"No" (2012)

Pablo Larrain’s 2012 Oscar nominated recounting of the 1988 referendum was a film that I was anticipating for a year before it was available. However, that was a highly personal anticipation. Normally I would not have been drawn to this sort of film, and I doubt it would have generated much buzz for most audiences. Having lived through the events depicted, I wanted to see if it caught the moment in time, and if so, to indulge in some intense recollections.

Be it a positive or a negative quality, it did indeed capture the moment. It uses a lot of old footage from the time, and filmed its new material on old equipment with antiquated stock to match that archival footage. All of that serves to deliver something that looks rather bad by today’s standards, but it does take one back to the sort of stuff we were used to looking at on TV in that day.

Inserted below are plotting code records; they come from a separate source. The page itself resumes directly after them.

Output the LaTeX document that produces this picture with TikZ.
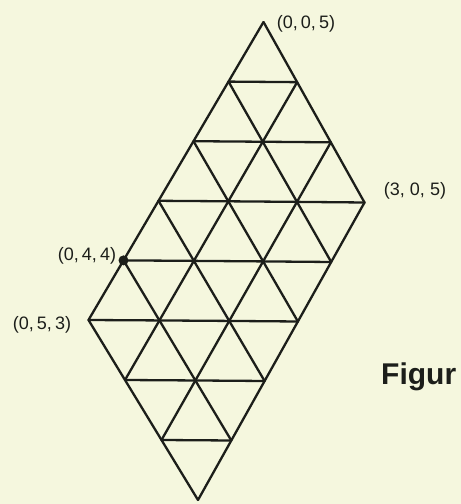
\documentclass[tikz,border=0pt]{standalone}
\usepackage{fontspec}
\setmainfont{Liberation Sans}
\definecolor{paper}{RGB}{245,247,222}
\definecolor{ink}{RGB}{28,30,26}
\begin{document}
\begin{tikzpicture}[x=1pt,y=1pt,
  gridline/.style={draw=ink,line width=2.3pt,line cap=round},
  lab/.style={text=ink,font=\fontsize{18}{18}\selectfont,inner sep=0pt},
  figlab/.style={text=ink,font=\bfseries\fontsize{30}{30}\selectfont,inner sep=0pt,anchor=base west}]
\useasboundingbox[fill=paper] (0,0) rectangle (461,504);
\foreach \i in {0,...,3}{
  \foreach \j in {0,...,5}{
    \pgfmathsetmacro\u{\i/3}
    \pgfmathsetmacro\v{\j/5}
    \pgfmathsetmacro\px{(1-\u)*(1-\v)*263.5+\u*(1-\v)*364.5+(1-\u)*\v*88.5+\u*\v*198}
    \pgfmathsetmacro\py{(1-\u)*(1-\v)*482+\u*(1-\v)*301.5+(1-\u)*\v*184+\u*\v*4}
    \coordinate (p\i\j) at (\px,\py);
  }
}
% lines of constant j
\foreach \j in {0,...,5}{\draw[gridline] (p0\j) -- (p3\j);}
% lines of constant i
\foreach \i in {0,...,3}{\draw[gridline] (p\i0) -- (p\i5);}
% horizontal diagonals
\foreach \i in {0,1,2}{
  \foreach \j in {0,...,4}{
    \pgfmathtruncatemacro\ii{\i+1}
    \pgfmathtruncatemacro\jj{\j+1}
    \draw[gridline] (p\i\jj) -- (p\ii\j);
  }
}
\fill[ink] (p04) circle (5);
\node[lab] (l005) at (306,480) {(0,\,0,\,5)};
\node[lab] (l305) at (415,313) {(3,\;0,\;5)};
\node[lab] (l044) at (87,248) {(0,\,4,\,4)};
\node[lab] (l053) at (42,179) {(0,\,5,\,3)};
\node[figlab] (fig) at (381,119) {Figur};
\end{tikzpicture}
\end{document}
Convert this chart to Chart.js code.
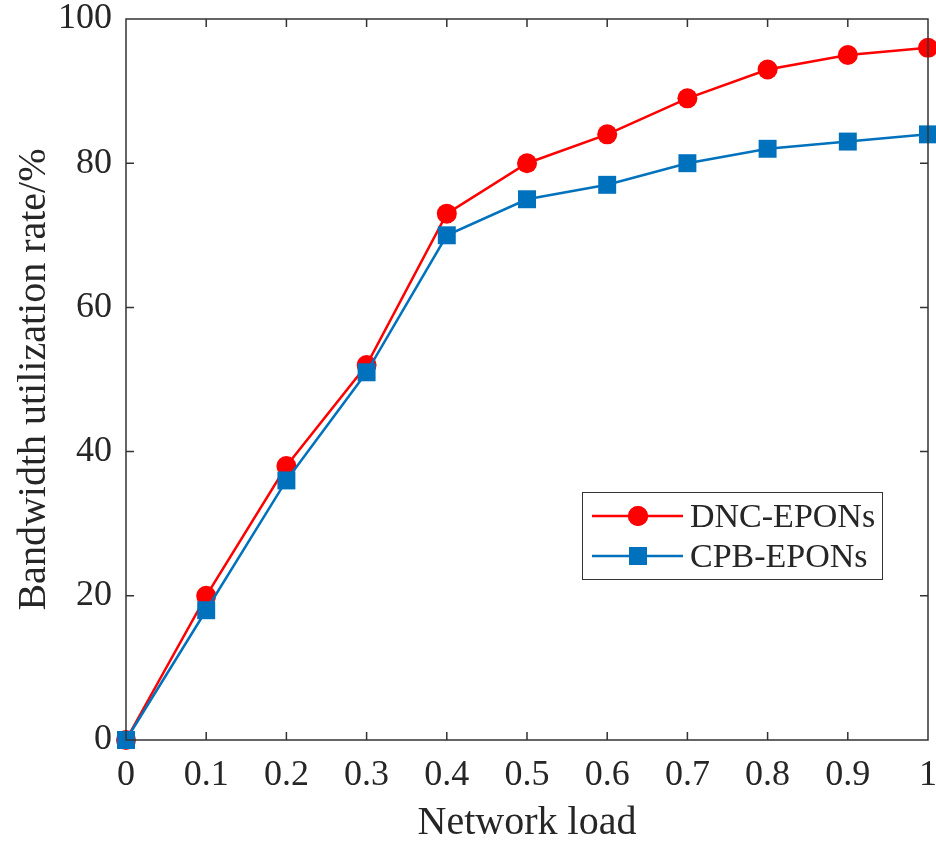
<!DOCTYPE html>
<html>
<head>
<meta charset="utf-8">
<script src="https://cdn.jsdelivr.net/npm/chart.js@4/dist/chart.umd.min.js"></script>
<style>
  html, body { margin: 0; padding: 0; background: #fff; }
  #wrap { width: 936px; height: 843px; }
</style>
</head>
<body>
<div id="wrap"><canvas id="chart"></canvas></div>
<script>
// Data
const loads = [0, 0.1, 0.2, 0.3, 0.4, 0.5, 0.6, 0.7, 0.8, 0.9, 1];
const dncValues = [0, 20, 38, 52, 73, 80, 84, 89, 93, 95, 96];
const cpbValues = [0, 18, 36, 51, 70, 75, 77, 80, 82, 83, 84];
const xTicks = [0, 0.1, 0.2, 0.3, 0.4, 0.5, 0.6, 0.7, 0.8, 0.9, 1];
const yTicks = [0, 20, 40, 60, 80, 100];

const FONT = '"Liberation Serif", "Times New Roman", serif';
const AXIS_COLOR = '#333333';
const TEXT_COLOR = '#262626';

// Box around the plot + inward tick marks on all four sides (MATLAB style)
const boxPlugin = {
    id: 'boxPlugin',
    afterDatasetsDraw(chart) {
        const { ctx, chartArea: a, scales: { x, y } } = chart;
        const len = 8;
        ctx.save();
        ctx.strokeStyle = AXIS_COLOR;
        ctx.lineWidth = 1.5;
        ctx.beginPath();
        ctx.rect(a.left, a.top, a.right - a.left, a.bottom - a.top);
        xTicks.forEach(v => {
            const px = x.getPixelForValue(v);
            ctx.moveTo(px, a.bottom); ctx.lineTo(px, a.bottom - len);
            ctx.moveTo(px, a.top); ctx.lineTo(px, a.top + len);
        });
        yTicks.forEach(v => {
            const py = y.getPixelForValue(v);
            ctx.moveTo(a.left, py); ctx.lineTo(a.left + len, py);
            ctx.moveTo(a.right, py); ctx.lineTo(a.right - len, py);
        });
        ctx.stroke();
        ctx.restore();
    }
};

// Legend box inside the plot, lower right
const legendPlugin = {
    id: 'legendPlugin',
    afterDraw(chart) {
        const { ctx } = chart;
        const bx = 582, by = 492, bw = 300, bh = 87;
        ctx.save();
        ctx.fillStyle = '#fff';
        ctx.fillRect(bx, by, bw, bh);
        ctx.strokeStyle = AXIS_COLOR;
        ctx.lineWidth = 1;
        ctx.strokeRect(bx + 0.5, by + 0.5, bw, bh);
        ctx.font = '34px ' + FONT;
        ctx.textBaseline = 'middle';
        ctx.textAlign = 'left';
        chart.data.datasets.forEach((ds, i) => {
            const cy = by + 24 + i * 40;
            ctx.strokeStyle = ds.borderColor;
            ctx.lineWidth = ds.borderWidth;
            ctx.beginPath();
            ctx.moveTo(bx + 10, cy); ctx.lineTo(bx + 101, cy);
            ctx.stroke();
            ctx.fillStyle = ds.pointBackgroundColor;
            Chart.helpers.drawPoint(ctx, {
                pointStyle: ds.pointStyle, radius: ds.pointRadius, borderWidth: 0
            }, bx + 56, cy);
            ctx.fill();
            ctx.fillStyle = TEXT_COLOR;
            ctx.fillText(ds.label, bx + 108, cy + 2);
        });
        ctx.restore();
    }
};

new Chart(document.getElementById('chart'), {
    type: 'line',
    data: {
        datasets: [{
            label: 'DNC-EPONs',
            data: loads.map((v, i) => ({ x: v, y: dncValues[i] })),
            borderColor: '#ff0000',
            backgroundColor: '#ff0000',
            pointBackgroundColor: '#ff0000',
            pointBorderColor: '#ff0000',
            borderWidth: 2.5,
            pointStyle: 'circle',
            pointRadius: 10,
            pointBorderWidth: 0,
            tension: 0,
            clip: false,
            order: 1
        }, {
            label: 'CPB-EPONs',
            data: loads.map((v, i) => ({ x: v, y: cpbValues[i] })),
            borderColor: '#0072bd',
            backgroundColor: '#0072bd',
            pointBackgroundColor: '#0072bd',
            pointBorderColor: '#0072bd',
            borderWidth: 2.5,
            pointStyle: 'rect',
            pointRadius: 12.7,
            pointBorderWidth: 0,
            tension: 0,
            clip: false,
            order: 0
        }]
    },
    options: {
        responsive: true,
        maintainAspectRatio: false,
        animation: false,
        layout: { autoPadding: false, padding: { left: 0, right: 8, top: 19, bottom: 0 } },
        plugins: {
            legend: { display: false },
            tooltip: { enabled: false }
        },
        scales: {
            x: {
                type: 'linear',
                min: 0,
                max: 1,
                afterBuildTicks: s => { s.ticks = xTicks.map(v => ({ value: v })); },
                afterFit: s => { s.height = 103; s.paddingLeft = 0; s.paddingRight = 0; },
                grid: { display: false, drawTicks: false },
                border: { display: false },
                ticks: {
                    padding: 14,
                    color: TEXT_COLOR,
                    font: { family: FONT, size: 36 },
                    maxRotation: 0,
                    autoSkip: false,
                    callback: v => String(v)
                },
                title: {
                    display: true,
                    text: 'Network load',
                    color: TEXT_COLOR,
                    font: { family: FONT, size: 40, lineHeight: 1 },
                    padding: { top: 0, bottom: 0 }
                }
            },
            y: {
                type: 'linear',
                min: 0,
                max: 100,
                afterBuildTicks: s => { s.ticks = yTicks.map(v => ({ value: v })); },
                afterFit: s => { s.width = 126; s.paddingTop = 0; s.paddingBottom = 0; },
                grid: { display: false, drawTicks: false },
                border: { display: false },
                ticks: {
                    padding: 14,
                    color: TEXT_COLOR,
                    font: { family: FONT, size: 36 }
                },
                title: {
                    display: true,
                    text: 'Bandwidth utilization rate/%',
                    color: TEXT_COLOR,
                    font: { family: FONT, size: 40, lineHeight: 1 },
                    padding: { top: 14, bottom: 0 }
                }
            }
        }
    },
    plugins: [boxPlugin, legendPlugin]
});
</script>
</body>
</html>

In a similar “positive and negative” fashion, the message of this film is encouraging and depressing at the same time. It is exciting to see a people stand up for themselves and do the right thing. Pinochet’s regime needed to go, and it did not feel like an easy of safe thing for the people to vote how they felt. At the same time it was a scary moment in history. As bad as things were, there was no guarantee that things would get better in the chaos that could have followed. Where the film’s message is not so encouraging, however, is in the way this huge moment in history was accomplished.

Be it accurate or not, this film presents the idea that the results of the 1988 referendum were less about people doing what they thought was best and more about a clever marketing campaign. Could this moment in time have done more than change the fate of Chile? Was this when politics in the west ceased to be about right and wrong—about ideas with merit or not—and became all about a sales pitch? Whether this is where that began or not, it is the ways things have gone.